Earlier in the day, Davis, a lifelong Democrat, announced she is switching to the Republican Party because she feels abandoned by Democrats.

“I’ve always been a Democrat, but the party left me,” Davis said, according to the law firm representing her.

After the Supreme Court’s decision, a federal judge ordered Davis to issue the licenses, but she refused, and opted to spend five days in jail rather than license a gay marriage. The ordeal propelled her to folk hero status among some on the religious right.

Tony Perkins, president of the Family Research Council, invited her and her husband Joe onto the stage Friday night, presented her with flowers and a poster-sized framed certificate and called her a “model of personal courage.”

Davis was elected Rowan County clerk last fall as a Democrat. She replaced her mother, also a Democrat, who served as county clerk for 37 years.

But Republicans, not Democrats, came to her defense.

Former Arkansas Gov. Mike Huckabee, a Baptist preacher running for president but trailing badly in the polls, rushed to Davis’ side, visited her in jail and held a religious freedom rally on the jailhouse lawn. Texas Sen. Ted Cruz also traveled to Kentucky to bask in her defiance.

Davis meanwhile lumps blame for her legal problems on Steve Beshear, the state’s Democratic governor, who refused to call the state legislature for a special session and allow lawmakers to hammer out a way to exempt religious clerks from issuing the licenses. The governor instead told clerks to either issue the licenses or resign.

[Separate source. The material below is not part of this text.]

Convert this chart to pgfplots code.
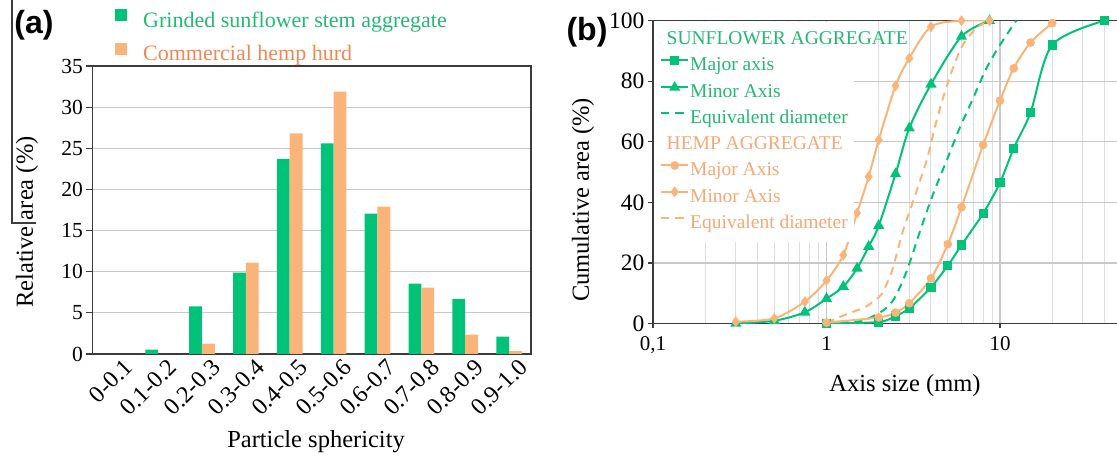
\documentclass[border=0pt]{standalone}
\usepackage{pgfplots}
\usepackage{pgfplotstable}
\pgfplotsset{compat=1.18}
\usepackage{fontspec}
\setmainfont{Liberation Serif}
\newfontfamily\labfont{Liberation Sans}
\definecolor{sfgreen}{RGB}{0,194,120}
\definecolor{hporange}{RGB}{249,180,122}
\definecolor{sftext}{RGB}{35,185,115}
\definecolor{hptext}{RGB}{242,135,85}
\definecolor{hptextb}{RGB}{246,168,118}
\definecolor{axgray}{RGB}{60,60,60}
\definecolor{gridgray}{RGB}{200,200,200}
\definecolor{minorgray}{RGB}{222,222,222}

\pgfplotstableread{
idx green orange
0 0 0
1 0.53 0
2 5.8 1.26
3 9.9 11.1
4 23.7 26.8
5 25.6 31.9
6 17.05 17.9
7 8.55 8.06
8 6.7 2.35
9 2.1 0.36
}\sphericity

\pgfplotstableread{
x y
1 0
2 0.5
2.5 2.5
3 5
4 12
5 19.1
6 25.9
8 36.4
10 46.5
12 57.9
15 69.7
20 92
40 100
}\sfmajor

\pgfplotstableread{
x y
0.3 0
0.5 0.9
0.75 3.7
1 8.2
1.25 12.2
1.5 18.2
1.75 25.4
2 32.3
2.5 49.4
3 64.5
4 79
6 94.8
8.7 100
}\sfminor

\pgfplotstableread{
x y
1 0
1.5 0.6
1.8 2
2.2 5
2.5 9
2.94 18.2
3.45 30.3
4.1 42.5
4.9 53.5
5.85 64.5
7 74.4
8.35 84.3
10 92
12.4 100
}\sfequiv

\pgfplotstableread{
x y
1 0.3
2 2
2.5 3.6
3 6.7
4 14.9
5 26.2
6 38.4
8 59
10 73.6
12 84.3
15 92.8
20 99.2
}\hpmajor

\pgfplotstableread{
x y
0.3 0.6
0.5 1.7
0.75 7.2
1 14.2
1.25 22.6
1.5 36.5
1.75 48.5
2 60.6
2.5 78.5
3 87.6
4 98
6 100
8.7 100
}\hpminor

\pgfplotstableread{
x y
1 0.3
1.35 3.4
1.69 5.6
2.06 9.4
2.25 13.8
2.41 18.2
2.75 30.3
3.14 40
3.76 53.5
4.2 64.5
4.69 74.4
5.35 84.3
6.11 92
7.3 97.5
8.7 100
}\hpequiv

\begin{document}
\begin{tikzpicture}
% ---------------- (a) ----------------
\begin{axis}[
  at={(92.3bp,104bp)}, anchor=south west,
  width=438.7bp, height=288bp, scale only axis,
  ybar=0pt, bar width=12.8bp,
  xmin=-0.5, xmax=9.5, ymin=0, ymax=35,
  xtick={0,...,9},
  xticklabels={0-0.1,0.1-0.2,0.2-0.3,0.3-0.4,0.4-0.5,0.5-0.6,0.6-0.7,0.7-0.8,0.8-0.9,0.9-1.0},
  xticklabel style={rotate=45, anchor=north east, font=\fontsize{24bp}{24bp}\selectfont, inner sep=1bp, xshift=9bp, yshift=-3bp},
  ytick={0,5,...,35},
  yticklabel style={font=\fontsize{21.5bp}{21.5bp}\selectfont},
  /pgf/number format/assume math mode=true,
  ymajorgrids, grid style={gridgray, line width=1.2bp},
  axis line style={axgray, line width=1.3bp},
  tick style={axgray, line width=1.2bp},
  xtick style={draw=none},
  ytick pos=left, tick align=outside, major tick length=6bp,
  ylabel={Relative area (\%)}, xlabel={Particle sphericity},
  every axis y label/.style={at={(axis description cs:-0.1488,0.458)}, rotate=90, anchor=center},
  every axis x label/.style={at={(axis description cs:0.51,-0.326)}, anchor=base},
  label style={font=\fontsize{24.5bp}{24.5bp}\selectfont},
  legend style={at={(axis description cs:0.0517,1.197)}, anchor=north west, draw=none, fill=none,
    inner sep=0pt, font=\fontsize{22bp}{22bp}\selectfont, row sep=10bp, column sep=16bp,
    nodes={inner sep=0pt, text height=15bp, text depth=5.5bp}},
  legend cell align=left,
  legend image code/.code={\fill[#1,draw=none] (0bp,1bp) rectangle (12bp,13bp);},
]
\addplot[fill=sfgreen, draw=none] table[x=idx, y=green] {\sphericity};
\addlegendentry{\textcolor{sftext}{Grinded sunflower stem aggregate}}
\addplot[fill=hporange, draw=none] table[x=idx, y=orange] {\sphericity};
\addlegendentry{\textcolor{hptext}{Commercial hemp hurd}}
\end{axis}

% ---------------- (b) ----------------
\begin{axis}[
  at={(653bp,134.5bp)}, anchor=south west,
  width=463.6bp, height=302.8bp, scale only axis,
  xmode=log, log basis x=10,
  xmin=0.1, xmax=47, ymin=0, ymax=100,
  xtick={0.1,1,10}, xticklabels={{0,1},1,10},
  minor xtick={0.2,0.3,0.4,0.5,0.6,0.7,0.8,0.9,2,3,4,5,6,7,8,9,20,30,40},
  ytick={0,20,40,60,80,100},
  axis x line=box, axis y line=left,
  x axis line style={-}, y axis line style={-},
  axis line style={axgray, line width=1.3bp},
  xmajorgrids, xminorgrids, ymajorgrids,
  major grid style={gridgray, line width=1.2bp},
  minor grid style={minorgray, line width=1bp},
  minor tick length=0pt,
  tick style={axgray, line width=1.2bp},
  tick align=outside, major tick length=5bp,
  xtick pos=bottom, ytick pos=left,
  xticklabel style={font=\fontsize{21bp}{21bp}\selectfont, yshift=-5bp},
  yticklabel style={font=\fontsize{23.5bp}{23.5bp}\selectfont},
  /pgf/number format/assume math mode=true,
  ylabel={Cumulative area (\%)}, xlabel={Axis size (mm)},
  every axis y label/.style={at={(axis description cs:-0.151,0.408)}, rotate=90, anchor=center},
  every axis x label/.style={at={(axis description cs:0.5436,-0.225)}, anchor=base},
  label style={font=\fontsize{24.5bp}{24.5bp}\selectfont},
  legend style={at={(axis description cs:0,1)}, anchor=north west, xshift=1bp, yshift=-1bp,
    fill=white, draw=none, inner xsep=6bp, inner ysep=9bp,
    font=\fontsize{19.5bp}{19.5bp}\selectfont, row sep=7bp, column sep=1bp,
    nodes={inner sep=0pt, text height=14bp, text depth=5bp}},
  legend cell align=left,
  legend image code/.code={\draw[mark repeat=2, mark phase=2, #1] plot coordinates {(0bp,6bp) (13.5bp,6bp) (27bp,6bp)};},
]
\addlegendimage{empty legend}
\addlegendentry{\makebox[0pt][l]{\hspace{-24bp}\textcolor{sftext}{SUNFLOWER AGGREGATE}}}
\addplot[sfgreen, line width=2bp, smooth, mark=square*, mark size=3.6bp, mark options={solid}] table {\sfmajor};
\addlegendentry{\textcolor{sftext}{Major axis}}
\addplot[sfgreen, line width=2bp, smooth, mark=triangle*, mark size=4.5bp, mark options={solid}] table {\sfminor};
\addlegendentry{\textcolor{sftext}{Minor Axis}}
\addplot[sfgreen, line width=2bp, smooth, dash pattern=on 8bp off 6bp] table {\sfequiv};
\addlegendentry{\textcolor{sftext}{Equivalent diameter}}
\addlegendimage{empty legend}
\addlegendentry{\makebox[0pt][l]{\hspace{-24bp}\textcolor{hptextb}{HEMP AGGREGATE}}}
\addplot[hporange, line width=2bp, smooth, mark=*, mark size=3.3bp, mark options={solid}] table {\hpmajor};
\addlegendentry{\textcolor{hptextb}{Major Axis}}
\addplot[hporange, line width=2bp, smooth, mark=diamond*, mark size=3.8bp, mark options={solid}] table {\hpminor};
\addlegendentry{\textcolor{hptextb}{Minor Axis}}
\addplot[hporange, line width=2bp, smooth, dash pattern=on 8bp off 6bp] table {\hpequiv};
\addlegendentry{\textcolor{hptextb}{Equivalent diameter}}
\end{axis}

% panel letters and frame fragment
\node[font=\labfont\bfseries\fontsize{32bp}{32bp}\selectfont] at (34bp,433bp) {(a)};
\node[font=\labfont\bfseries\fontsize{32bp}{32bp}\selectfont] at (587bp,426bp) {(b)};
\draw[axgray, line width=1.2bp] (12bp,458bp) -- (12bp,235bp) -- (36bp,235bp);

\pgfresetboundingbox
\useasboundingbox (0,0) rectangle (1117bp,458bp);
\end{tikzpicture}
\end{document}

So when a Reuters reporter asked her in Washington on Friday about the support she’d received from the GOP, Davis revealed that she decided last week to switch her allegiances to the Republican ticket, her attorney, Mat Staver, wrote in a statement.

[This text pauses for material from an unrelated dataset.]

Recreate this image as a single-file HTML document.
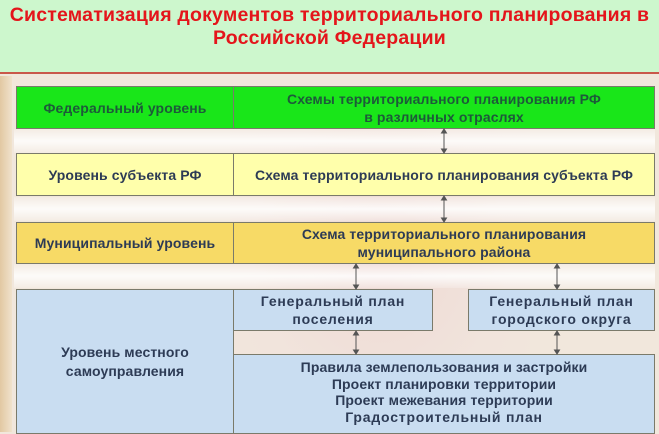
<!DOCTYPE html>
<html><head><meta charset="utf-8"><style>
*{margin:0;padding:0;box-sizing:border-box}
body{width:659px;height:432px;overflow:hidden;position:relative;font-family:"Liberation Sans",Arial,sans-serif;background:#f1e7dc}
.hdr{position:absolute;left:0;top:0;width:659px;height:74px;background:#cdf7cd;border-bottom:2px solid #c9584a}
.title{position:absolute;left:0;top:4px;width:659px;text-align:center;color:#e4151b;font-weight:bold;font-size:19.5px;line-height:23px;letter-spacing:0.2px;white-space:nowrap}
.strip{position:absolute;left:0;top:76px;width:12px;height:356px;background:linear-gradient(90deg,#e2c8a2,#f0e2cc)}
.map{position:absolute;left:230px;top:80px;width:300px;height:352px;background:radial-gradient(ellipse at center,#eed9d4 0%,#f1e4dc 60%,rgba(241,231,220,0) 100%)}
.b{position:absolute;border:1px solid #7a7a6a;display:flex;align-items:center;justify-content:center;text-align:center;font-weight:bold;font-size:14px;line-height:18px;color:#2d3b55;letter-spacing:0.1px;white-space:nowrap}
.g{background:#19e619;color:#1d5a3a}
.y{background:#ffffab}
.o{background:#f7da66}
.l{background:#c9ddf1}
.sp{letter-spacing:0.8px}
.band{position:absolute;left:14px;width:641px;height:24px;background:linear-gradient(180deg,rgba(255,255,255,.2),rgba(255,255,255,.85),rgba(255,255,255,.2))}
svg{position:absolute;left:0;top:0}
</style></head><body>
<div class="hdr"></div>
<div class="title">Систематизация документов территориального планирования в<br>Российской Федерации</div>
<div class="strip"></div>
<div class="map"></div>
<div class="band" style="top:129px"></div>
<div class="band" style="top:197px"></div>
<div class="band" style="top:264px"></div>

<div class="b g" style="left:16px;top:86px;width:218px;height:43px">Федеральный уровень</div>
<div class="b g" style="left:233px;top:86px;width:422px;height:43px"><div>Схемы территориального планирования РФ<br>в различных отраслях</div></div>

<div class="b y" style="left:16px;top:153px;width:218px;height:43px">Уровень субъекта РФ</div>
<div class="b y" style="left:233px;top:153px;width:422px;height:43px">Схема территориального планирования субъекта РФ</div>

<div class="b o" style="left:16px;top:222px;width:218px;height:42px">Муниципальный уровень</div>
<div class="b o" style="left:233px;top:222px;width:422px;height:42px"><div>Схема территориального планирования<br>муниципального района</div></div>

<div class="b l" style="left:16px;top:289px;width:218px;height:145px;line-height:19px"><div>Уровень местного<br>самоуправления</div></div>
<div class="b l sp" style="left:233px;top:289px;width:200px;height:42px"><div>Генеральный план<br>поселения</div></div>
<div class="b l sp" style="left:468px;top:289px;width:187px;height:42px"><div>Генеральный план<br>городского округа</div></div>
<div class="b l" style="left:233px;top:354px;width:422px;height:80px;line-height:16.5px;align-items:flex-start;padding-top:4px"><div>Правила землепользования и застройки<br>Проект планировки территории<br>Проект межевания территории<br><span class="sp">Градостроительный план</span></div></div>

<svg width="659" height="432">
<g stroke="#555" stroke-width="1" fill="#555">
<line x1="444" y1="131" x2="444" y2="151"/><path d="M444 129l-2.5 4h5z M444 153l-2.5-4h5z"/>
<line x1="444" y1="198" x2="444" y2="220"/><path d="M444 196l-2.5 4h5z M444 222l-2.5-4h5z"/>
<line x1="356" y1="266" x2="356" y2="287"/><path d="M356 264l-2.5 4h5z M356 289l-2.5-4h5z"/>
<line x1="557" y1="266" x2="557" y2="287"/><path d="M557 264l-2.5 4h5z M557 289l-2.5-4h5z"/>
<line x1="356" y1="333" x2="356" y2="352"/><path d="M356 331l-2.5 4h5z M356 354l-2.5-4h5z"/>
<line x1="557" y1="333" x2="557" y2="352"/><path d="M557 331l-2.5 4h5z M557 354l-2.5-4h5z"/>
</g>
</svg>
</body></html>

“However, the issue of religious freedom in this case is not a partisan issue,” he added. “It is neither Republican nor Democrat. It is an inalienable right and what makes America the land of liberty.”

Davis declined an interview request from The Associated Press.

Davis was released from jail earlier this month on the condition that she not interfere with her deputies issuing the licenses. But her legal woes persist: On the day she returned to the office, Davis altered the license forms to delete her name and her office, and replaced it with the line “pursuant to federal court order.”

The American Civil Liberties Union, which sued her on behalf of the couples she turned away, questioned the validity of the licenses, asked the judge to order her to reissue them or consider punishing her again.

Her lawyer, Mat Staver, founder of the Liberty Counsel, a law firm that opposes gay rights, did not say in his remarks Friday night what she intends to do, though hinted that she will not bow to the court’s order: she will not resign, he said, and she will not betray her conscience.

He said she has received thousands of letters from every state and across the globe, he claimed. People have stopped her in airports this week, as she’s traveled to make the rounds on television news programs. Strangers have hugged her, flashed her thumbs’ up, and stopped her to take selfies, Staver claimed.

He dismissed widespread accusations that Davis is a hypocrite for taking a stand on traditional marriage. She has been divorced three times and married four, including twice to her current husband. She was saved four years ago, he reminded the crowd.

Davis said little when she took the stage Friday night.

She choked back tears, thanked the crowd and thanked the Lord.

“Without him, none of this would have been possible,” the clerk said, “for he is my strength that carried me.”